Marian Hebb, speaking on behalf of the Artists’ Legal Aid Services (ALAS) which provides summary legal services to artists of all disciplines, is wary that the Bill C-32 amendments are cutting back creators’ rights and will make it more difficult for the to support themselves through their craft. As most independent creators earn less than $20,000 annually, Hebb argued that the statutory exceptions for licensing should only be available where individual licenses are not practical and collective administration is not available. Copyright legislation should not introduce broad exceptions that limit artists’ abilities to earn income, and the proposed education fair dealing exception means that the more savings there are for the institutions, the less proceeds are being received by the artists. Furthermore, the user-generated content exception needs to also be fair to the existing author – copyright should remain with the original author unless permission or payment is given, and disseminators should be liable for payment given the income derived from this user-generated content (Hebb mentioned YouTube and Google as examples).
Collective Societies
David Basskin, the president of CMRRA-SODRAC, argued against the numerous exceptions created by Bill C-32 that do away with royalties. As a music licensing collective agency, CMRRA represents the reproduction right in musical works and licenses musical works to commercial broadcasters, the CBC, and satellite radio when those organizations reproduce works in CMRRA’s repertoire. At the moment, commercial radio broadcasters want Parliament to strip CMRRA and other collective agencies of the rights they represent, claiming that it is unreasonable to pay blanket licensing fees to these agencies.

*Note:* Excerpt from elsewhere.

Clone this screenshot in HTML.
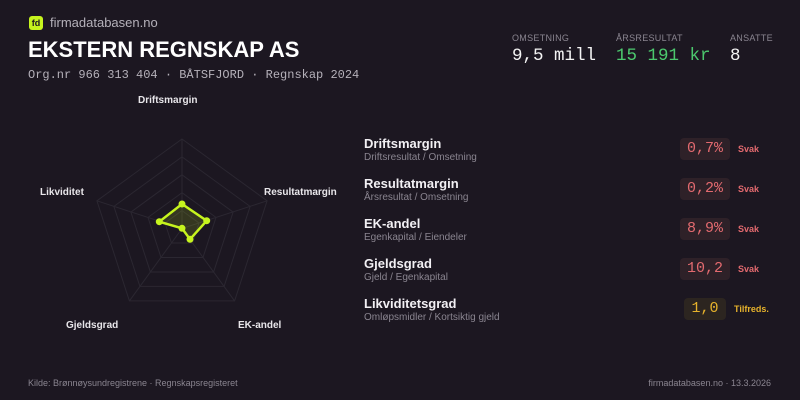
<!DOCTYPE html>
<html><head><meta charset="utf-8"><style>
*{margin:0;padding:0;box-sizing:border-box}
body{width:800px;height:400px;background:#1c1721;font-family:"Liberation Sans",sans-serif;position:relative;overflow:hidden;color:#fff}
.a{position:absolute;white-space:nowrap}
.mono{font-family:"Liberation Mono",monospace}
.lab{font-size:9px;color:#8a8590;letter-spacing:.3px}
.val{font-size:17.5px}
.nm{font-size:13px;font-weight:bold;color:#f2f0f4}
.sub{font-size:10px;color:#8a8590}
.bd{position:absolute;height:22px;border-radius:4px;background:#2e2128;color:#e36a6f;font-family:"Liberation Mono",monospace;font-size:15px;text-align:center;line-height:22px}
.st{font-size:9px;font-weight:bold;color:#e36a6f}
.ax{font-size:10px;font-weight:bold;color:#e8e6ea}
</style></head><body>
<div class="a" style="left:29px;top:16px;width:14px;height:14px;background:#c6f41e;border-radius:3px;color:#1c1721;font-size:9px;font-weight:bold;text-align:center;line-height:14px">fd</div>
<div class="a" style="left:50px;top:15px;font-size:13px;color:#b5b1ba">firmadatabasen.no</div>
<div class="a" style="left:28px;top:37px;font-size:22px;font-weight:bold;color:#fff">EKSTERN REGNSKAP AS</div>
<div class="a mono" style="left:28px;top:68px;font-size:12px;color:#b5b1ba">Org.nr 966 313 404 · BÅTSFJORD · Regnskap 2024</div>

<div class="a lab" style="left:512px;top:33px">OMSETNING</div>
<div class="a mono val" style="left:512px;top:46px;color:#f4f4f4">9,5 mill</div>
<div class="a lab" style="left:616px;top:33px">ÅRSRESULTAT</div>
<div class="a mono val" style="left:616px;top:46px;color:#4cc96e">15 191 kr</div>
<div class="a lab" style="left:730px;top:33px">ANSATTE</div>
<div class="a mono val" style="left:730px;top:46px;color:#f4f4f4">8</div>

<svg class="a" style="left:0;top:0" width="360" height="360">
<g fill="none" stroke="#2b2731" stroke-width="1">
<polygon points="182,139 267.1,200.8 234.6,300.9 129.4,300.9 96.9,200.8"/>
<polygon points="182,156.9 250.1,206.4 224.1,286.4 139.9,286.4 113.9,206.4"/>
<polygon points="182,174.8 233.1,212.1 213.6,272 150.4,272 130.9,212.1"/>
<polygon points="182,192.7 216,217.4 203,257.5 161,257.5 148,217.4"/>
<polygon points="182,210.6 199,223 192.5,243 171.5,243 165,223"/>
<line x1="182" y1="228.5" x2="182" y2="139"/><line x1="182" y1="228.5" x2="267.1" y2="200.8"/>
<line x1="182" y1="228.5" x2="234.6" y2="300.9"/><line x1="182" y1="228.5" x2="129.4" y2="300.9"/>
<line x1="182" y1="228.5" x2="96.9" y2="200.8"/>
</g>
<polygon points="182,204 206.7,220.7 190,239.3 182,228.3 159.3,221.7" fill="rgba(198,244,30,0.15)" stroke="#c6f41e" stroke-width="2.5"/>
<g fill="#c6f41e"><circle cx="182" cy="204" r="3.5"/><circle cx="206.7" cy="220.7" r="3.5"/><circle cx="190" cy="239.3" r="3.5"/><circle cx="182" cy="228.3" r="3.5"/><circle cx="159.3" cy="221.7" r="3.5"/></g>
</svg>
<div class="a ax" style="left:138px;top:95px">Driftsmargin</div>
<div class="a ax" style="left:264px;top:187px">Resultatmargin</div>
<div class="a ax" style="left:238px;top:320px">EK-andel</div>
<div class="a ax" style="left:66px;top:320px">Gjeldsgrad</div>
<div class="a ax" style="left:40px;top:187px">Likviditet</div>

<div class="a nm" style="left:364px;top:136px">Driftsmargin</div>
<div class="a sub" style="left:364px;top:152px">Driftsresultat / Omsetning</div>
<div class="a nm" style="left:364px;top:176px">Resultatmargin</div>
<div class="a sub" style="left:364px;top:192px">Årsresultat / Omsetning</div>
<div class="a nm" style="left:364px;top:216px">EK-andel</div>
<div class="a sub" style="left:364px;top:232px">Egenkapital / Eiendeler</div>
<div class="a nm" style="left:364px;top:256px">Gjeldsgrad</div>
<div class="a sub" style="left:364px;top:272px">Gjeld / Egenkapital</div>
<div class="a nm" style="left:364px;top:296px">Likviditetsgrad</div>
<div class="a sub" style="left:364px;top:312px">Omløpsmidler / Kortsiktig gjeld</div>

<div class="bd" style="left:680px;top:138px;width:50px">0,7%</div><div class="a st" style="left:738px;top:144px">Svak</div>
<div class="bd" style="left:680px;top:178px;width:50px">0,2%</div><div class="a st" style="left:738px;top:184px">Svak</div>
<div class="bd" style="left:680px;top:218px;width:50px">8,9%</div><div class="a st" style="left:738px;top:224px">Svak</div>
<div class="bd" style="left:680px;top:258px;width:50px">10,2</div><div class="a st" style="left:738px;top:264px">Svak</div>
<div class="bd" style="left:684px;top:298px;width:42px;background:#2c2520;color:#e6b22c">1,0</div><div class="a st" style="left:734px;top:304px;color:#e6b22c">Tilfreds.</div>

<div class="a" style="left:28px;top:378px;font-size:9px;color:#8a8590">Kilde: Brønnøysundregistrene · Regnskapsregisteret</div>
<div class="a" style="right:29px;top:378px;font-size:9px;color:#8a8590">firmadatabasen.no · 13.3.2026</div>
</body></html>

However, Basskin contended that the broadcasters are effectively arguing for a double-standard, since they are allowed to license the reproduction rights to media monitoring companies for royalties ten times higher than what they are currently paying to CMRRA. He suggested, as did Hebb from ALAS, that exceptions in the Bill ought to only apply if a collective society is unable to issue a licence.
Further hearings are scheduled to take place on March 22 and 24, 2011. It is yet to be seen whether the hearings will continue after those dates since it is possible a Spring election could be called.